ドクターズ・ハイ

Pathology
医療センターのエリート解剖医インターンたちによる堕落のゲーム。観ていて気分が悪くなる反モラル反道徳スリラー。死体にまみれてハイになったアンポンタンたちの遊びと顛末。
ドクターズ・ハイ

これは良識ある皆様方にはあまりおすすめできる映画ではありませんが、けど結論を先に言いますとなかなかよく出来ていて面白かったんですよ。面白いなんて言うと語弊もありますが、ちゃんと不愉快になって気分も悪くなります。何でも来いの映画ファンに限っては、それなりに観て損はないかも、と申し上げられます。

というのもこの作品、ちらりと予告を見る限り、正常な感覚をなくした解剖医たちの医療冒涜的な映画っぽくてですね、まあ言ってみれば真っ先に連想するのは「問題外科」(筒井康隆)なわけでしてね。
「問題外科」は史上最悪のえげつない医療小説ですが、何か、あれに近い狂気を少し予感させるわけです。医者たちのモラルの欠如とそのエスカレートです。遺体を切り刻んで遊ぶ変態どものお話かなと。

でも一方で「どうせ『問題外科』ほど凄くはないんだろ?」という製作陣に対する不信感もあります。普通の娯楽映画ですからね。結局は低予算サスペンス映画的なお茶の濁し方をするんじゃないか、と。だから観る前はまったく期待していなかったんです。

というわけでエリートインターンが主人公で、彼がやってきた大きな医療センターのお話です。

医療センターの元々のインターンたちがおりまして、どうにも厭な連中です。真面目な主人公は最初全然なじめません。いじめっ子もおります。でもちょっとしたことがきっかけで、仲良くなるというか、お仲間入りをすることになるんですね。
たちの悪いインターンたちは、自分で誰かを殺し、仲間に披露してその死因の当てっこをするというとんでもない遊びに夢中なのです。
「社会のゴミみたいなやつ、死んだっていいだろ。遊びのネタに使うよー」てな感じです。モラルの欠如というレベルを遙かに超え、狂人の集団です。

最初まじめな主人公インターン、このお仲間にだんだん染まっていきます。
こんなことを続けていてろくなことになるわけがありません。
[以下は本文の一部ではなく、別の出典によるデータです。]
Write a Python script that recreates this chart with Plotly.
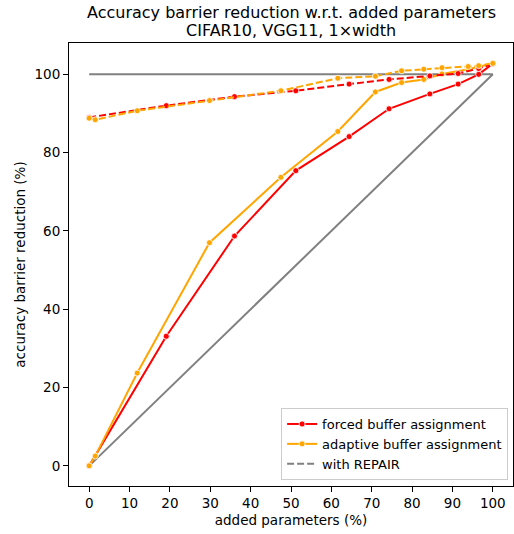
import plotly.graph_objects as go

# Added parameters (%) and accuracy-barrier reduction (%) for each buffer strategy
forced_x = [0, 19.1, 36.0, 51.2, 64.4, 74.3, 84.4, 91.4, 96.5, 100.0]
forced_y = [0, 33.1, 58.7, 75.4, 84.1, 91.2, 95.0, 97.5, 100.0, 102.7]
forced_repair_y = [89.0, 92.0, 94.3, 95.8, 97.5, 98.7, 99.6, 100.2, 101.5, 102.7]

adaptive_x = [0, 1.5, 11.9, 29.8, 47.5, 61.6, 70.9, 77.4, 82.9, 87.4, 93.9, 96.5, 100.0]
adaptive_y = [0, 2.5, 23.7, 57.0, 73.7, 85.4, 95.5, 97.9, 98.7, 100.1, 101.3, 101.9, 102.8]
adaptive_repair_y = [88.8, 88.4, 90.7, 93.3, 95.8, 99.0, 99.5, 100.9, 101.3, 101.7, 102.0, 102.2, 102.8]

# Reference lines: full barrier removal and linear parameter/benefit trade-off
ref_x = [0, 100]
full_y = [100, 100]
diag_y = [0, 100]

x_ticks = [0, 10, 20, 30, 40, 50, 60, 70, 80, 90, 100]
y_ticks = [0, 20, 40, 60, 80, 100]

title_lines = ["Accuracy barrier reduction w.r.t. added parameters",
               "CIFAR10, VGG11, 1×width"]

RED = "#ff0000"
ORANGE = "#ffa500"
GRAY = "#808080"
FONT = "DejaVu Sans"
DASH = "7px,3px"

W, H = 514, 534
M_L, M_R, M_T, M_B = 69, 1, 43, 48
PLOT_H = H - M_T - M_B

fig = go.Figure()

fig.add_trace(go.Scatter(x=ref_x, y=full_y, mode="lines",
                         line=dict(color=GRAY, width=2), showlegend=False))
fig.add_trace(go.Scatter(x=ref_x, y=diag_y, mode="lines",
                         line=dict(color=GRAY, width=2), showlegend=False))

marker_red = dict(color=RED, size=6, line=dict(color="white", width=0.8))
marker_orange = dict(color=ORANGE, size=6, line=dict(color="white", width=0.8))

fig.add_trace(go.Scatter(x=forced_x, y=forced_y, mode="lines+markers",
                         name="forced buffer assignment",
                         line=dict(color=RED, width=2), marker=marker_red))
fig.add_trace(go.Scatter(x=adaptive_x, y=adaptive_y, mode="lines+markers",
                         name="adaptive buffer assignment",
                         line=dict(color=ORANGE, width=2), marker=marker_orange))
fig.add_trace(go.Scatter(x=forced_x, y=forced_repair_y, mode="lines+markers",
                         showlegend=False,
                         line=dict(color=RED, width=2, dash=DASH), marker=marker_red))
fig.add_trace(go.Scatter(x=adaptive_x, y=adaptive_repair_y, mode="lines+markers",
                         showlegend=False,
                         line=dict(color=ORANGE, width=2, dash=DASH), marker=marker_orange))
# legend-only entry for the REPAIR style
fig.add_trace(go.Scatter(x=[None], y=[None], mode="lines", name="with REPAIR",
                         line=dict(color=GRAY, width=2, dash=DASH)))

axis_common = dict(
    showline=True, linecolor="black", linewidth=1, mirror=True,
    ticks="outside", ticklen=5, tickwidth=1, tickcolor="black",
    showgrid=False, zeroline=False,
    tickfont=dict(family=FONT, size=13.5, color="black"),
)

# two-line title placed as annotations above the axes
title_px = [13, 31]
annotations = [
    dict(text=t, x=0.5, xref="paper", xanchor="center",
         y=1 + (M_T - py) / PLOT_H, yref="paper", yanchor="middle",
         showarrow=False, font=dict(family=FONT, size=16, color="black"))
    for t, py in zip(title_lines, title_px)
]

fig.update_layout(
    width=W, height=H,
    margin=dict(l=M_L, r=M_R, t=M_T, b=M_B),
    paper_bgcolor="white", plot_bgcolor="white",
    font=dict(family=FONT, color="black"),
    annotations=annotations,
    xaxis=dict(range=[-5, 105], tickvals=x_ticks,
               title=dict(text="added parameters (%)", standoff=5,
                          font=dict(family=FONT, size=13.5, color="black")),
               **axis_common),
    yaxis=dict(range=[-5.14, 108.0], tickvals=y_ticks,
               title=dict(text="accuracy barrier reduction (%)", standoff=5,
                          font=dict(family=FONT, size=13.5, color="black")),
               **axis_common),
    legend=dict(x=0.989, y=0.0135, xanchor="right", yanchor="bottom",
                bgcolor="rgba(255,255,255,0.8)", bordercolor="#cccccc", borderwidth=1,
                font=dict(family=FONT, size=13, color="black")),
)

fig.write_html("out.html")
だんだんと具合が悪い方向にお話は進んでいきます。

という、そんな話です。医療従事者が見たら真っ先に「こんなやつおらんわ」「あほくさ〜」と思うでしょう。まあ、もちろん基本あほくさいんです。
しかしやはり、遺体をもてあそぶエリート変態研修医たちが活躍するこの映画、ただあほくさいだけのつまらない映画ではなくて、意外とちゃんとできております。
きっちり不快感を得られます。モラルの欠落に心も痛みます。気分も悪いです。リアリティはないけどスリラーとして決して悪い出来じゃありません。
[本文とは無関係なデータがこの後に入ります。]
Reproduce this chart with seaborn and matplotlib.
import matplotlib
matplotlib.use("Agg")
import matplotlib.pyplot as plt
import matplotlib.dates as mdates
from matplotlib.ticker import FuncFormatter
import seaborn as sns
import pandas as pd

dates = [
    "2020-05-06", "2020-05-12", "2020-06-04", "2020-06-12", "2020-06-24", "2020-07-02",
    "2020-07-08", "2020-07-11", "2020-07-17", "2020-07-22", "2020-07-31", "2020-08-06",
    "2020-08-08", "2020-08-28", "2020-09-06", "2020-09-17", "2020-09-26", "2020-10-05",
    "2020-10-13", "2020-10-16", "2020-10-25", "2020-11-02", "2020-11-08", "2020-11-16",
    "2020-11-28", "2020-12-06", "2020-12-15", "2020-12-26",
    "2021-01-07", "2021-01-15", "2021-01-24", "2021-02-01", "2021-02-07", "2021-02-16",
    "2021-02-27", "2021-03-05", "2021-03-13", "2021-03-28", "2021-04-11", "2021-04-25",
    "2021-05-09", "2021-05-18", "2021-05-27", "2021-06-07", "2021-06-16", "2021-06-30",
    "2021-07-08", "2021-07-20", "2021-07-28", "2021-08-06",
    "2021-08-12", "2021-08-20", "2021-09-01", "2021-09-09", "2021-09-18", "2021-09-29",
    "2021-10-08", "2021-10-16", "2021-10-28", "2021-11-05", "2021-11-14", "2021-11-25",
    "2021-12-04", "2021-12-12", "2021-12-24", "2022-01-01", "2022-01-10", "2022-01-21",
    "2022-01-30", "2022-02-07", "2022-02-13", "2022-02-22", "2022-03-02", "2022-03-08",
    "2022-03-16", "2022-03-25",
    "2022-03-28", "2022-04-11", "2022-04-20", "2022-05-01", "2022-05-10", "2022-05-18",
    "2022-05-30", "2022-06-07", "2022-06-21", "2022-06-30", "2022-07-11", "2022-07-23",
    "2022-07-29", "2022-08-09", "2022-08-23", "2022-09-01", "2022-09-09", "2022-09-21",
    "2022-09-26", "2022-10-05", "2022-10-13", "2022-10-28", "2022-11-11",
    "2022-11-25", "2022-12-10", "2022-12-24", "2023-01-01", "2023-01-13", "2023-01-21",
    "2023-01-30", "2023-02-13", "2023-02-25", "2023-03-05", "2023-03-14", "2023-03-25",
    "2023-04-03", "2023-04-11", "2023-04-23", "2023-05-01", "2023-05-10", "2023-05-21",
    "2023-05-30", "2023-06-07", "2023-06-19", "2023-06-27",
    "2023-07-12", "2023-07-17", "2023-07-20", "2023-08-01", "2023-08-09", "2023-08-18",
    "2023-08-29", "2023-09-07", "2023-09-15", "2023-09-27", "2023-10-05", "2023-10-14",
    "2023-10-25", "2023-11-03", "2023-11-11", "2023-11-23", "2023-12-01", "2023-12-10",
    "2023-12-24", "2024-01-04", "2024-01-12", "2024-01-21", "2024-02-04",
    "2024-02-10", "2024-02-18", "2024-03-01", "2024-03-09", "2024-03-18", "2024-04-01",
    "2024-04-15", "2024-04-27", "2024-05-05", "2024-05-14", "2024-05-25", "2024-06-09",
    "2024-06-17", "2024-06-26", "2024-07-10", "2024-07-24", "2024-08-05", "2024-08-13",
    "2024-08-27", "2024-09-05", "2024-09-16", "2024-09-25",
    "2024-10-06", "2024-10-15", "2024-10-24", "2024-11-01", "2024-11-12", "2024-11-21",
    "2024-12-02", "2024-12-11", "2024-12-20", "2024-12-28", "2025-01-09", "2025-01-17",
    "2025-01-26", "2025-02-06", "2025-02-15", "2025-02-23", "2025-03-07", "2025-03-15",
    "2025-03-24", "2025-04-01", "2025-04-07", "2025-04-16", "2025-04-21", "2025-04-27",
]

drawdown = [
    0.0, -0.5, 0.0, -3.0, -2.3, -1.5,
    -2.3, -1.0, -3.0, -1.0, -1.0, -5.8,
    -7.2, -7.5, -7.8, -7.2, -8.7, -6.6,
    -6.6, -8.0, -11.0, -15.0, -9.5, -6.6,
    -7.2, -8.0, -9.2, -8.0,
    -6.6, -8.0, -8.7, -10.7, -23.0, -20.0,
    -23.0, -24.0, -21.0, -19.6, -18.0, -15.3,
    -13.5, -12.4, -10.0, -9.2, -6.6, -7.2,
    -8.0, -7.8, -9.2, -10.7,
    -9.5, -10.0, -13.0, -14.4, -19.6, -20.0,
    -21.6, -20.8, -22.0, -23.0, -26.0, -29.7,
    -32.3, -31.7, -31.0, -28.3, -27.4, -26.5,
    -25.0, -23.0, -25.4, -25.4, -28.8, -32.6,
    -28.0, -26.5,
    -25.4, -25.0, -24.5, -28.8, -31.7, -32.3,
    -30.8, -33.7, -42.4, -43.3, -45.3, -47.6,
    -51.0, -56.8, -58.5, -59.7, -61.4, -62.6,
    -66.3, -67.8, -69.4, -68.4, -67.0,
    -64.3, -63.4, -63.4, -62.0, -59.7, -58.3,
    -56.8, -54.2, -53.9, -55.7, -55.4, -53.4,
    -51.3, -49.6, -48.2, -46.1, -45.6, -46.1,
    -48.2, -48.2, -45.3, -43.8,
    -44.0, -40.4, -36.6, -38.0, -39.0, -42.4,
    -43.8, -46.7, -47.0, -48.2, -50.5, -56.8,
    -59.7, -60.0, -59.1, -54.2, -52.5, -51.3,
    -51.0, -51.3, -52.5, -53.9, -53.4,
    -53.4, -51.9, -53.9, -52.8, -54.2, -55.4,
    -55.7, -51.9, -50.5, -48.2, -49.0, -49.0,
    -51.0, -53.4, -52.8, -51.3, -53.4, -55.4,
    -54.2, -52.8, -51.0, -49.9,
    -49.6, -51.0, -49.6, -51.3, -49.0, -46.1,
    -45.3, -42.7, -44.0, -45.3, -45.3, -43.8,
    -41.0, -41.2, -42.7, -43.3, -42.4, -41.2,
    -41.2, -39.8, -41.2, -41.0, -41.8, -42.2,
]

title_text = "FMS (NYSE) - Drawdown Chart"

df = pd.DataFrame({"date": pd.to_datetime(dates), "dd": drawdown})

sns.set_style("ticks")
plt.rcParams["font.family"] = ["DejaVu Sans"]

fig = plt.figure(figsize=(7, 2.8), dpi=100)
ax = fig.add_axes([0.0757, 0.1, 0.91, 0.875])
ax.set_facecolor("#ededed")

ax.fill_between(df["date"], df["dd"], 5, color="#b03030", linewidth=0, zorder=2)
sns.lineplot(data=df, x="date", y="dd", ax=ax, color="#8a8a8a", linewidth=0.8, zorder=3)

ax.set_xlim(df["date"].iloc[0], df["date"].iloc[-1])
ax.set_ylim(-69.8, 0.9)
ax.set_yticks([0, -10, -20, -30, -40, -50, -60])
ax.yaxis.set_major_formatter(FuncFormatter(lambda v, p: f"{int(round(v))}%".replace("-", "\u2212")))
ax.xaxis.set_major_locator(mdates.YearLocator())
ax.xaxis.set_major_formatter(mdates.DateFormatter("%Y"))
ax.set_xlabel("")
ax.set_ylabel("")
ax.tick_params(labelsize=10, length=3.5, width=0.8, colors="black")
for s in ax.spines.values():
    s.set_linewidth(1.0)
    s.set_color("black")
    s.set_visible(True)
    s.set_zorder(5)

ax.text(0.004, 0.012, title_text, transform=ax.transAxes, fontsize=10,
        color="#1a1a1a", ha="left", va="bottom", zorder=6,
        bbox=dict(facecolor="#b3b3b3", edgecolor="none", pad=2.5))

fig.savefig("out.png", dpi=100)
単純な「変態インターンたちの狂ったドタバタ」でないスリラー進行も丁寧で、一面的なだけじゃない主人公キャラクターの造型もそれなりによく出来ています。
後半絡んでくる諸処の展開もいいですし、ラストあたりの意外な顛末はセンスよく、なかなかのものですよ。反モラルとゲームの分離と融合が結果的にバランスよく仕上がっています。
意外なのはオチのストーリーそのものではなくて、オチのテイストのほうです。
「ほほう。このテイストをオチに持ってきたか!」という感心なんですが、説明難しいな。
つまり反モラルの残虐映画というテイストと、その中で行われるゲームのゲーム的側面のテイスト、両方がちゃんとあって、真面目であると同時に悪の面を持つ主人公のキャラクター造型と相まって、わりとしゃきっとした展開にて物語を終えるんです。

この映画、全然人気ないみたいだし、取り立てて褒めるべき映画でもありませんが、いや、これ、やっぱり私褒めときたいです。いい意味で予想を裏切られて満足でした。

主人公(マイロ・ヴィンティミリア)は昔のブルース・キャンベルかデヴィッド・バーンか崩れたトム・クルーズみたいだし、敵役(マイケル・ウェストン)もいい味わいを持った俳優です。
綺麗な女優さんもいます。婚約者の彼女も、不道徳仲間の彼女も別嬪さんでいい感じ。でもただの別嬪さんって、女優的にはまあまあ不利なんですよね。

というわけで別嬪さんのブロマイドでも載せときますか。
ローレン・リー・スミスさんです。「寂しい時は抱きしめて」なんていう官能ラブロマンス映画で主演をやっておられたりします。

Lauren Lee Smith
Lauren Lee Smith | IMDbのブロマイドから

いえ、こんなシーンありませんよ。これはIMDbに載ってたブロマイド。